The Bank of Canada has grown more concerned about the ability of households to manage their debt in a higher interest rate environment.
In its Financial System Review for 2023, the Bank of Canada (BoC) warned that "early signs of financial stress" are starting to appear, as declining home prices and elevated interest rates have reduced the financial flexibility of many homeowners.
Throughout the pandemic, an increasing number of first-time buyers stretched their budget in order to break into the housing market, taking on large mortgages with lengthy amortization periods. According to the BoC, the share of new mortgages with an amortization period longer than 25 years rose from 41% to 46% over the course of 2022; in 2019, it was 34%.
Higher interest rates have also led debt service ratios (DSRs) for recent homebuyers to increase significantly over the past year -- the share of new mortgages with a DSR of more than 25% jumped from 12% to 29% in 2022.

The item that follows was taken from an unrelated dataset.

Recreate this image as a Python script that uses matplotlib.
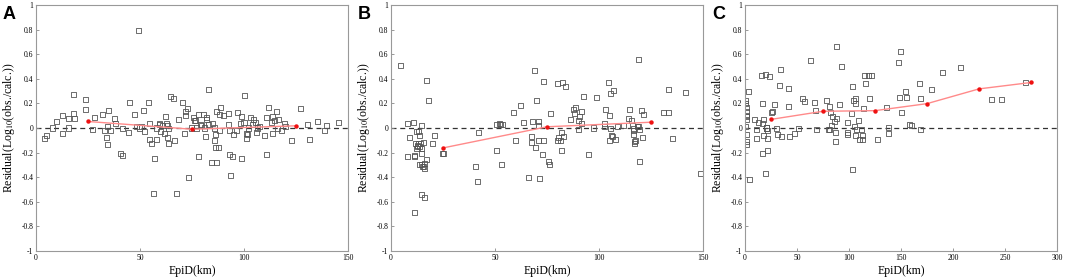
import numpy as np
import matplotlib
matplotlib.use("Agg")
import matplotlib.pyplot as plt

#------------- data -------------#

# panel A
a_x = [4, 5, 7.7, 10, 12.6, 12.6, 15.8, 15.8, 18, 18, 18.5, 24, 24, 27, 28, 31.8, 32.7, 33.7,
       34.3, 34.3, 34.8, 36, 37.7, 38, 40.4, 41.6, 41.6, 44.7, 45, 47.2, 48.5, 49.3, 49.6, 50.7,
       51.5, 52, 54, 54.7, 54.7, 55.7, 56.5, 56.8, 57.9, 57.9, 59.2, 59.5, 59.8, 61, 62, 62.4,
       62.7, 63, 63.3, 63.5, 63.5, 64.6, 66, 66.5, 67.5, 68.4, 70.4, 71.5, 72, 72, 73, 73.2,
       74.7, 75.8, 76.3, 76.8, 77, 77.9, 78, 79, 79.6, 80.3, 81, 81.5, 82, 82.2, 82.7, 83.1,
       84.4, 85, 85.6, 86, 86.3, 86.3, 86.7, 87, 87.6, 88, 88.7, 88.2, 90, 92.4, 92.7, 93, 93,
       93.3, 94.3, 95.1, 96.2, 97, 98.1, 98.8, 99, 100, 100.4, 101, 101.2, 101.5, 102.3, 103.2,
       103.9, 104.7, 105.5, 106.1, 106.7, 107.4, 110, 110.6, 111, 111.9, 113, 113.6, 113.8,
       114.7, 115.4, 115.9, 116.6, 118.2, 119.5, 119.8, 123, 127.2, 130.7, 131.3, 135.3, 138.7,
       139.5, 145.5]
a_y = [-0.083, -0.06, 0, 0.055, 0.1, -0.045, 0, 0.077, 0.27, 0.115, 0.077, 0.235, 0.15, -0.015,
       0.088, 0.11, -0.02, -0.075, -0.134, 0.012, 0.145, -0.02, 0.077, 0.034, -0.205, -0.224,
       -0.007, -0.034, 0.207, 0.112, 0.012, 0.796, 0, 0.01, 0.14, -0.028, 0.207, 0.04, -0.096,
       -0.13, -0.53, -0.245, 0, -0.096, 0.04, 0.028, -0.026, 0.018, -0.045, 0.096, 0.034, -0.075,
       0.018, -0.126, -0.007, 0.253, 0.237, -0.103, -0.53, 0.069, 0.204, -0.045, 0.131, 0.099,
       0.158, -0.403, 0, 0.085, 0.061, 0.058, 0, -0.235, 0.11, 0.031, 0.02, 0.11, 0, -0.07, 0.085,
       0.072, 0.313, 0.031, -0.284, 0.037, 0, -0.1, -0.056, -0.159, -0.278, 0.131, -0.156, -0.023,
       0.17, 0.107, 0.102, 0.115, 0.028, -0.213, -0.018, -0.387, -0.235, -0.056, -0.023, 0.128,
       0.037, -0.251, 0.096, 0.045, 0.265, -0.045, -0.083, -0.056, 0, 0.085, 0.026, 0.072, 0.042,
       -0.037, 0, 0.015, -0.058, 0.083, -0.218, 0.164, 0.042, -0.047, 0.091, 0.058, 0.131, -0.007,
       0.072, -0.023, 0.04, 0.015, -0.099, 0.158, 0.031, -0.094, 0.053, -0.023, 0.023, 0.042]
a_bin_x = [25, 75, 125]
a_bin_y = [0.053, -0.01, 0.018]

# panel B
b_x = [4.7, 7.7, 8, 9.1, 10.7, 11.2, 11.2, 11.1, 11.9, 12.2, 12.5, 12.7, 12.8, 13, 13.3, 13.6,
       13.8, 13.6, 14.4, 14.6, 14.6, 14.6, 14.8, 16.2, 14.9, 15.1, 15.4, 15.7, 16, 16.2, 17, 17.3,
       18, 20.1, 20.7, 24.9, 25.3, 40.7, 41.9, 41.7, 50.5, 50.9, 52.3, 52.6, 53.7, 53.1, 58.9,
       59.7, 62.1, 63.5, 65.9, 67.5, 67.7, 67.9, 69, 69.5, 70, 70.8, 71.1, 71.1, 71.2, 72.8, 73.2,
       73.5, 75.6, 76.2, 76.5, 79.9, 79.9, 80.7, 81.3, 81.8, 82, 82.6, 82.9, 83.9, 86.5, 87.6,
       88.2, 88.6, 90, 90.8, 91.6, 91.8, 92.7, 90.2, 95, 97.4, 98.7, 103.2, 102.7, 102.7, 104.6,
       104.9, 104.9, 105.7, 105.7, 106, 106.5, 107.2, 107.7, 109.1, 111.7, 114.4, 114.6, 115.8,
       116.2, 116.5, 116.5, 116.6, 117, 117.3, 117.6, 118.4, 119, 119.2, 119.4, 119.7, 120.2, 121,
       121.6, 130.9, 133.3, 133.5, 135.2, 141.8, 149]
b_y = [0.509, 0.034, -0.23, -0.077, 0.045, -0.23, -0.22, -0.69, -0.126, -0.026, -0.17, -0.153,
       -0.145, -0.129, -0.031, -0.148, -0.061, -0.294, -0.123, 0.02, -0.17, -0.205, -0.54, -0.568,
       -0.294, -0.31, -0.12, -0.31, -0.33, -0.29, -0.254, 0.389, 0.221, -0.126, -0.064, -0.205,
       -0.208, -0.316, -0.034, -0.438, -0.183, 0.028, 0.037, 0.031, 0.028, -0.3, 0.123, -0.104,
       0.186, 0.042, -0.403, -0.069, -0.12, 0.056, 0.47, -0.162, 0.227, 0.056, 0.023, -0.104,
       -0.409, -0.218, -0.099, 0.375, -0.275, -0.297, 0.118, 0.362, -0.099, -0.075, -0.099,
       -0.186, -0.039, 0.373, -0.066, 0.335, 0.072, 0.148, 0.115, 0.167, 0.064, 0.096, 0.137,
       0.039, 0.26, -0.015, -0.218, 0, 0.25, 0.151, 0.039, 0.015, 0.373, 0.102, -0.099, 0.278,
       -0.007, -0.058, -0.072, 0.308, -0.091, 0.015, 0.023, 0.075, 0.148, 0.064, 0.023, -0.004,
       -0.053, -0.023, -0.129, -0.11, -0.104, 0.015, 0.558, 0.01, -0.275, -0.012, 0.145, -0.08,
       0.112, 0.129, 0.123, 0.313, -0.085, 0.292, -0.373]
b_bin_x = [25, 75, 125]
b_bin_y = [-0.162, 0.01, 0.047]

# panel C
c_x = [0.6, 0.6, 1, 1.3, 1, 1, 0.6, 1, 1.6, 1.6, 1.9, 3.8, 4.2, 9.6, 11.5, 11.5, 12.8, 15.4,
       16.7, 16.7, 17.3, 17.9, 17.9, 19.6, 19.6, 20.2, 20.9, 21.2, 21.5, 22.1, 23.1, 25.7, 26.3,
       27.9, 30.5, 31.1, 33, 34.6, 35.3, 41.4, 42.3, 43, 47.5, 51, 54.9, 56.8, 62.6, 66.4, 67.4,
       69, 78.6, 80.5, 81.2, 81.5, 82.5, 83.7, 83.1, 86.3, 86.6, 86.9, 87.9, 88.2, 90.8, 92.4,
       98.2, 98.2, 98.5, 102.3, 103.3, 103.6, 103.9, 105.2, 105.8, 106.5, 106.2, 107.2, 109.4,
       109.7, 112.3, 112.6, 112.9, 113.9, 115.2, 115.8, 118.4, 120, 121.3, 127.7, 136.3, 137.6,
       137.6, 147.9, 149.2, 148.9, 150.5, 154, 155, 157.8, 160.4, 168.1, 168.4, 168.7, 179.3,
       189.9, 207.6, 237.4, 247, 269.8]
c_y = [0.225, 0.198, 0.165, 0.136, 0.09, 0.068, 0.016, -0.052, -0.109, -0.133, 0.103, 0.296,
       -0.418, 0.073, -0.014, -0.087, 0.041, 0.426, 0.201, 0.033, -0.206, 0.073, -0.062, 0.434,
       -0.372, 0, 0, -0.022, -0.084, -0.182, 0.418, 0.125, 0.136, 0.193, -0.003, -0.054, 0.347,
       0.478, -0.073, 0.323, 0.171, -0.071, -0.043, -0.008, 0.236, 0.214, 0.548, 0.204, 0.144,
       -0.016, 0.225, -0.016, -0.016, 0.171, 0.13, 0.095, 0.019, 0.049, -0.038, -0.109, 0.076,
       0.663, 0.188, 0.497, 0.041, -0.035, -0.054, 0.12, 0.34, -0.34, 0.225, 0.014, 0.198, 0.236,
       -0.057, -0.014, 0.063, -0.095, -0.011, -0.065, -0.095, 0.16, 0.426, 0.361, 0.426, 0.236,
       0.426, -0.09, 0.163, 0.005, -0.041, 0.53, 0.624, 0.247, 0.122, 0.299, 0.25, 0.03, 0.024,
       0.364, 0.236, -0.016, 0.309, 0.448, 0.488, 0.231, 0.231, 0.372]
c_bin_x = [25, 75, 125, 175, 225, 275]
c_bin_y = [0.07, 0.136, 0.141, 0.198, 0.318, 0.37]

panels = [
    ("A", a_x, a_y, a_bin_x, a_bin_y, 150, [0, 50, 100, 150]),
    ("B", b_x, b_y, b_bin_x, b_bin_y, 150, [0, 50, 100, 150]),
    ("C", c_x, c_y, c_bin_x, c_bin_y, 300, [0, 50, 100, 150, 200, 250, 300]),
]

plt.rcParams['font.family'] = ['Liberation Serif', 'DejaVu Serif']
plt.rcParams['mathtext.fontset'] = 'stix'

fig = plt.figure(figsize=(10.65, 2.8), dpi=100)
lefts = [36 / 1065, 391 / 1065, 745 / 1065]
width = 312 / 1065
bottom = 29 / 280
height = 246 / 280


def tick_fmt(v):
    if abs(v) < 1e-9:
        return "0"
    if float(v).is_integer():
        return "%d" % v
    return ("%.1f" % v)


for (letter, x, y, bx, by, xmax, xticks), left in zip(panels, lefts):
    ax = fig.add_axes([left, bottom, width, height])
    ax.scatter(x, y, marker="s", s=13, facecolors="none", edgecolors="#555555",
               linewidths=0.6, zorder=2)
    ax.axhline(0, color="#333333", ls=(0, (4, 3)), lw=0.9, zorder=1)
    ax.plot(bx, by, color="#ff8a8a", lw=1.0, zorder=3)
    ax.plot(bx, by, "o", color="#ee1111", ms=3.2, mec="none", zorder=4)

    ax.set_xlim(0, xmax)
    ax.set_ylim(-1, 1)
    ax.set_xticks(xticks)
    yt = np.round(np.arange(-1, 1.01, 0.2), 1)
    ax.set_yticks(yt)
    ax.set_yticklabels([tick_fmt(v) for v in yt])
    ax.tick_params(direction="in", length=2.5, width=0.6, labelsize=5.5, color="#888888", pad=2)
    for sp in ax.spines.values():
        sp.set_color("#999999")
        sp.set_linewidth(0.8)
    ax.set_xlabel("EpiD(km)", fontsize=8.5, labelpad=2)
    ax.set_ylabel(r"Residual(Log$_{10}$(obs./calc.))", fontsize=8.5, labelpad=3)

    fig.text(left - 33 / 1065, 1 - 19 / 280, letter, fontsize=13, fontweight="bold",
             family=["Liberation Sans", "DejaVu Sans"], ha="left", va="baseline")

fig.savefig("out.png", dpi=100)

While a longer amortization period reduces the size of monthly mortgage payments, it increases the period of household vulnerability as equity is built more slowly. A higher DSR reduces borrowers' flexibility when expenses unexpectedly increase or they experience a loss in income.
Since peaking in early 2022, home prices have declined "sharply" in most major Canadian cities. Nationally, the MLS Home Price Index (HPI) has fallen 13.9% from March 2022 ($841,300) to April 2023 ($723,900). For households that purchased near the peak, the price decline could lead to limited or negative equity in their home.
Bank of Canada
"A severe recession with significant unemployment and further reductions in house prices could cause substantial financial stress for some households," the BoC said. "Lower home equity could limit refinancing options on mortgages, leading to an increase in defaults."
The share of indebted households that are behind on any credit payments for at least 60 days has been increasing since mid-2022. Homebuyers have become more reliant on credit card debt over the past year, with the proportion of those carrying over an outstanding balance now exceeding the pre-pandemic peak.
Households that took on a mortgage between 2020 and 2022 are carrying about 17% more credit card debt on average than those that purchased property between 2017 and 2019, which the BoC said points to a "greater reliance on credit cards among recent homebuyers to finance debt."
Arrears on credit cards have risen near pre-pandemic levels, but mortgage arrears remain near historic lows. To date, about one-third of mortgage holders have had their payments increase compared with February 2022, but this share will rise to nearly all mortgages by the end of 2026. If mortgages rates evolve as expected, the BoC predicts the median payment increase over the 2023-2026 period will be about 20%.
Bank of Canada
Although the mortgage stress test will have prepared many households for higher payments, some will see a more significant impact when their rates rise. The combination of higher DSRs, lower home equity, and longer amortization periods will reduce household flexibility in the event of added financial stress.
"More households are expected to face financial pressure in the coming years as their mortgages are renewed. The decline in house prices has also reduced homeowner equity, and some signs of financial stress — particularly among recent homebuyers — are beginning to appear," the BoC said.
"A large negative shock, such as a severe global recession with significant unemployment that further depresses house prices, could increase loan defaults among households. If defaults on uninsured mortgages with negative equity were to occur on a large scale, they could result in sizeable credit losses for Canadian lenders."